Doğadan öğrenmek…
Amerikan sığlasının etrafını saran dört kişi, dokunuyoruz genç ağaca, Hayrettin Karaca’nın o çok sevdiği toprağa kavuştuğu gün, onun bahçesinden topladığımız tohumdan büyüyen genç ağacın başında kendimizce tören yapıyoruz.
Ağacın hikayesini anlatıyorum arkadaşlara, bu bahçeye gelişini. Sığlanın enerjisini dallarını daha çok büyütmeye değil boyunu uzatmaya kullanması için budadığımız yerleri görüyorum o anda, yara izlerini gövdesi boyunca tek tek takip ediyoruz, zedelenen yerlerde suyun gövdeye girmemesi ve hastalanmaması için bir madde, kallus oluşturuyor bitkiler, kendini dış şartlara karşı koruyorlar, yaraların göz göz olması bu demek olsa gerek diye düşünüyorum o anda, gözler oluşmuş ağaççıkta, dışarıya kapatmış kendini zamanla, yaralarını iyileştirmiş, içten güçlenmeye devam etmiş.
İçinde, damarlarında akan hayat enerjisini, toprak ve gökyüzü ile olan besin alışverişini hissederek varlığını kutluyoruz, ağacı kutsamaya devam ediyoruz. Her birimiz başka bir şey görüp söylüyor ağaçla ilgili, kimimizin eli yukarıda kimimizin aşağıda, her elimizin ısıyı başka türlü hissettiğini fark ediyoruz, genç ve yukarıda olan ince dallar bölgesi daha soğuk, toprağa yakın yerleri daha sıcak, toprağa yakın yerde fidanın ağaca dönüştüğü bölgeyi, büyüme izlerini takip ediyoruz hep birlikte, gövde yavaşça kalınlaşmış ve kabuğu girintili çıkıntılı olmaya başlamış. Fidan yerine yerleşmiş, gücü ve direnci artmış, artık bahçeye tamamıyla uyum sağlamış. Tam o anda Pamuk gelip ağacın üzerinde tırnaklarını bilemeye başlıyor, ağaç hiç kıpırdamıyor yerinden.
Bahçenin kıyısına, büyük çam ağaçlarının yarı gölge kuytusuna ekmişiz sığlayı, zaman içinde büyüyeceğini düşünerek de yanı başındaki ağaçların sığlaya gölge yapan dallarını budamışız, sığla serpilip büyümüş ve ışığa daha çok ihtiyaç duyuyor, çam ağacından yeni dallar budanmalı şimdi, Selahattin bunun için izin istiyor ağaçlardan.
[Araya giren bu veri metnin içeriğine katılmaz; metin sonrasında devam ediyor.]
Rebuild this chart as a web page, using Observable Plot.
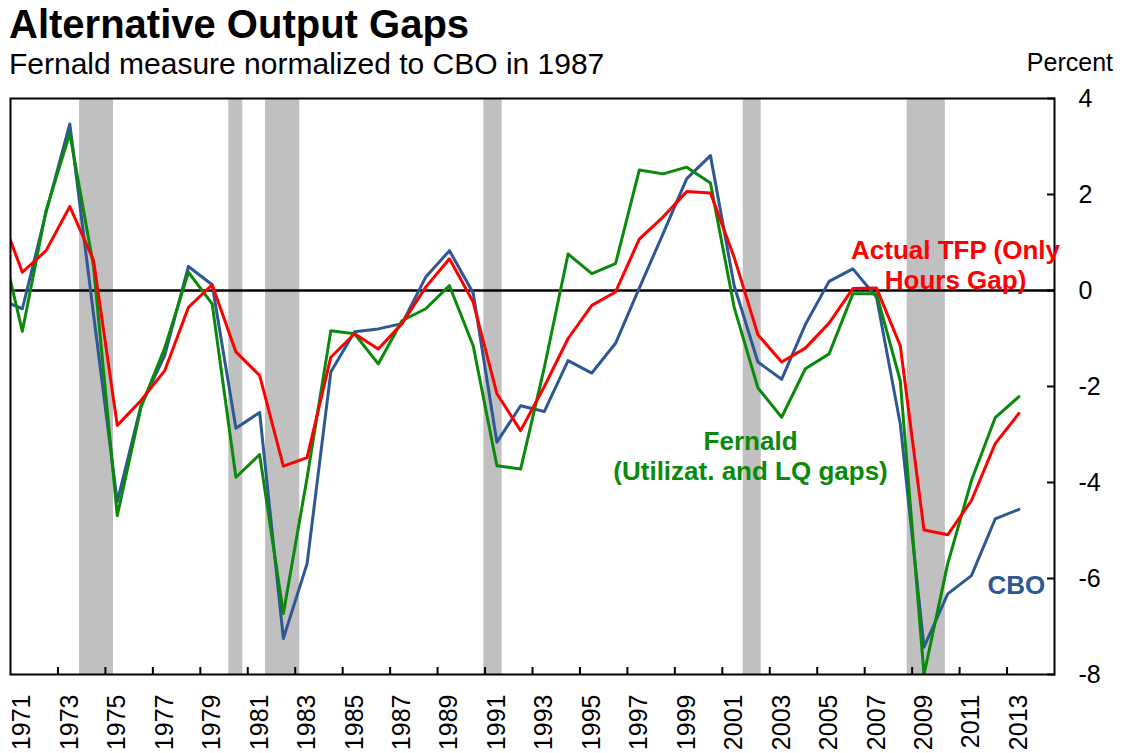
<!DOCTYPE html>
<html>
<head>
<meta charset="utf-8">
<script src="https://cdn.jsdelivr.net/npm/d3@7"></script>
<script src="https://cdn.jsdelivr.net/npm/@observablehq/plot@0.6"></script>
<style>
  html, body { margin: 0; padding: 0; background: #fff; }
  body { font-family: "Liberation Sans", Arial, Helvetica, sans-serif; color: #000; }
  #wrap { position: relative; width: 1125px; height: 753px; overflow: hidden; background: #fff; }
  #title { position: absolute; left: 9px; top: 4px; font-size: 40px; line-height: 40px; font-weight: bold; white-space: nowrap; }
  #subtitle { position: absolute; left: 9px; top: 49px; font-size: 30px; line-height: 30px; white-space: nowrap; }
  #unit { position: absolute; right: 12px; top: 50px; font-size: 25px; line-height: 25px; white-space: nowrap; }
  #chart { position: absolute; left: 0; top: 80px; }
</style>
</head>
<body>
<div id="wrap">
  <div id="title">Alternative Output Gaps</div>
  <div id="subtitle">Fernald measure normalized to CBO in 1987</div>
  <div id="unit">Percent</div>
  <div id="chart"></div>
</div>
<script>
// ---- Data ----
const years = [1970,1971,1972,1973,1974,1975,1976,1977,1978,1979,
               1980,1981,1982,1983,1984,1985,1986,1987,1988,1989,
               1990,1991,1992,1993,1994,1995,1996,1997,1998,1999,
               2000,2001,2002,2003,2004,2005,2006,2007,2008,2009,
               2010,2011,2012,2013];

const cbo = [-0.18,-0.38,1.63,3.47,-0.50,-4.40,-2.40,-1.35,0.50,0.12,
             -2.87,-2.54,-7.25,-5.69,-1.70,-0.86,-0.80,-0.69,0.28,0.83,
             -0.05,-3.16,-2.40,-2.52,-1.46,-1.72,-1.10,0.05,1.18,2.33,
             2.81,0.10,-1.49,-1.85,-0.71,0.19,0.45,-0.14,-2.78,-7.43,
             -6.32,-5.94,-4.76,-4.56];

const fernald = [1.25,-0.85,1.67,3.27,0.50,-4.69,-2.43,-1.20,0.38,-0.28,
                 -3.89,-3.42,-6.73,-3.90,-0.84,-0.90,-1.53,-0.63,-0.38,0.10,
                 -1.15,-3.65,-3.72,-1.60,0.76,0.35,0.56,2.51,2.43,2.57,
                 2.24,-0.35,-2.03,-2.64,-1.63,-1.32,-0.07,-0.07,-1.88,-8.00,
                 -5.69,-3.96,-2.65,-2.21];

const tfp = [1.70,0.38,0.83,1.75,0.63,-2.81,-2.29,-1.67,-0.35,0.12,
             -1.28,-1.77,-3.66,-3.48,-1.39,-0.90,-1.22,-0.69,0.07,0.66,
             -0.24,-2.15,-2.92,-2.00,-1.00,-0.31,-0.03,1.07,1.53,2.06,
             2.03,0.69,-0.92,-1.49,-1.20,-0.68,0.04,0.05,-1.15,-4.99,
             -5.09,-4.375,-3.19,-2.56];

// Recession shading (start / end, in chart year units)
const recessionStart = [1973.41, 1979.70, 1981.25, 1990.45, 2001.38, 2008.29];
const recessionEnd   = [1974.84, 1980.29, 1982.69, 1991.22, 2002.14, 2009.90];

// Axis ticks and labels
const xTickMarks = [1972.5,1974.5,1976.5,1978.5,1980.5,1982.5,1984.5,1986.5,1988.5,1990.5,
                    1992.5,1994.5,1996.5,1998.5,2000.5,2002.5,2004.5,2006.5,2008.5,2010.5,2012.5];
const xTickLabels = [1971,1973,1975,1977,1979,1981,1983,1985,1987,1989,1991,
                     1993,1995,1997,1999,2001,2003,2005,2007,2009,2011,2013];
const yTicks = [4, 2, 0, -2, -4, -6, -8];

// Series annotations (anchored in data units)
const labelTFP = [{text: "Actual TFP (Only\nHours Gap)", year: 2010.33, value: 0.55}];
const labelFernald = [{text: "Fernald\n(Utilizat. and LQ gaps)", year: 2001.69, value: -3.44}];
const labelCBO = [{text: "CBO", year: 2012.89, value: -6.15}];

const colors = {cbo: "#2D5893", fernald: "#0A890A", tfp: "#FF0000", shade: "#C0C0C0"};

// ---- Build tables ----
const toRows = (vals) => years.map((y, i) => ({year: y, value: vals[i]}));
const cboRows = toRows(cbo);
const fernaldRows = toRows(fernald);
const tfpRows = toRows(tfp);
const recessions = recessionStart.map((s, i) => ({start: s, end: recessionEnd[i]}));

const FONT = '"Liberation Sans", Arial, Helvetica, sans-serif';

const chart = Plot.plot({
  width: 1125,
  height: 673,
  marginTop: 18,
  marginBottom: 79,
  marginLeft: 10,
  marginRight: 71,
  style: {fontFamily: FONT, background: "white", color: "black", overflow: "visible"},
  x: {domain: [1970.5, 2014.5], axis: null, label: null},
  y: {domain: [-8, 4], axis: null, label: null},
  marks: [
    Plot.rect(recessions, {x1: "start", x2: "end", fill: colors.shade}),
    Plot.ruleY([0], {stroke: "black", strokeWidth: 2.6}),
    Plot.line(cboRows, {x: "year", y: "value", stroke: colors.cbo, strokeWidth: 3, clip: true}),
    Plot.line(fernaldRows, {x: "year", y: "value", stroke: colors.fernald, strokeWidth: 3, clip: true}),
    Plot.line(tfpRows, {x: "year", y: "value", stroke: colors.tfp, strokeWidth: 3, clip: true}),
    Plot.axisX({anchor: "bottom", ticks: xTickMarks, tickSize: 7, dy: -7, tickFormat: () => "",
                strokeWidth: 2, label: null}),
    Plot.axisX({anchor: "bottom", ticks: xTickLabels, tickSize: 0, tickRotate: -90, textAnchor: "end",
                tickPadding: 20, tickFormat: d => String(d), fontSize: 25, fill: "black", label: null}),
    Plot.axisY({anchor: "right", ticks: yTicks, tickSize: 8, dx: -8, tickPadding: 24,
                tickFormat: d => String(d), fontSize: 25, fill: "black", strokeWidth: 2, label: null}),
    Plot.frame({stroke: "black", strokeWidth: 2}),
    Plot.text(labelTFP, {x: "year", y: "value", text: "text", fill: colors.tfp, fontSize: 26, fontWeight: "bold",
                         lineHeight: 1.154, textAnchor: "middle", lineAnchor: "middle"}),
    Plot.text(labelFernald, {x: "year", y: "value", text: "text", fill: colors.fernald, fontSize: 26, fontWeight: "bold",
                             lineHeight: 1.154, textAnchor: "middle", lineAnchor: "middle"}),
    Plot.text(labelCBO, {x: "year", y: "value", text: "text", fill: colors.cbo, fontSize: 26, fontWeight: "bold",
                         textAnchor: "middle", lineAnchor: "middle"})
  ]
});

document.getElementById("chart").appendChild(chart);
</script>
</body>
</html>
Ormanın kendi döngüsü de böyle, zamanla eski dallarını kurutup, aralarında büyüyen genç fidanlara ışık sızması için yer açıyor eski ağaçlar. Yaptığımız doğayı taklit etmek, akıl yürütmek, büyüyüp yerine yerleşene kadar da fidanları sulamak, kökler derine inip fidan ağaca dönüşmeye başladığında kendi suyunu kendi buluyor zaten.
Doğa o kadar canlı bir şey ki, evlerimiz, kendimize oluşturduğumuz sığınakların içine de sızması an meselesi. Akşamına küçük evdeki sobayı yakmak üzere hazırlık yaparken, evi havalandırdığımız çatıya yakın pencereden bir kızılgerdanın içeri girdiğini fark ediyoruz. Kapıyı da açıyoruz, belki oradan dışarı çıkar. Bir oraya bir buraya koşturuyor, bir pencerenin kenarına bir soba borusuna konuyor, heh tam çıkıyor derken çatı katındaki eşyaların üzerine uçuyor, gitgide yorulmaya başladığını, minik ayaklarının boruya tutunamayıp vıjjt diye kaydığını izliyoruz Selahattin’le, cereyan olup da etkilenmesin diye kapıyı kapatıyoruz önce, “havanın içeri girdiği yeri takip et” diyorum kuşa, sonra varlığımızdan da ürküyordur belki, kendine zarar vermesin yavrucak diye evi terk edip büyük eve, Gamze ve Alev’in yanına gidiyoruz. Daha da çıkmamışsa dışarıda ağacın orada lamba yakalım belki oraya doğru uçar, diyor Selahattin. Sonra sohbetin içinde unutuyoruz kızılgerdanı, gece eve döndüğümüzde minik kuşun gitmiş olduğunu anlıyoruz.
Her şeyin bir ömrü, bir döngüsü, bir armağanı, bir hikayesi var. İnsanın, ağacın, kuşun, toprağın, evin, hatta pencerenin öğrettiklerini içime alıyorum, derslerimi kalbime koyuyorum. Ben doğayı izlerken doğanın da beni sabırla izlediğini biliyorum. O sessiz tanığın varlığına şükürler olsun.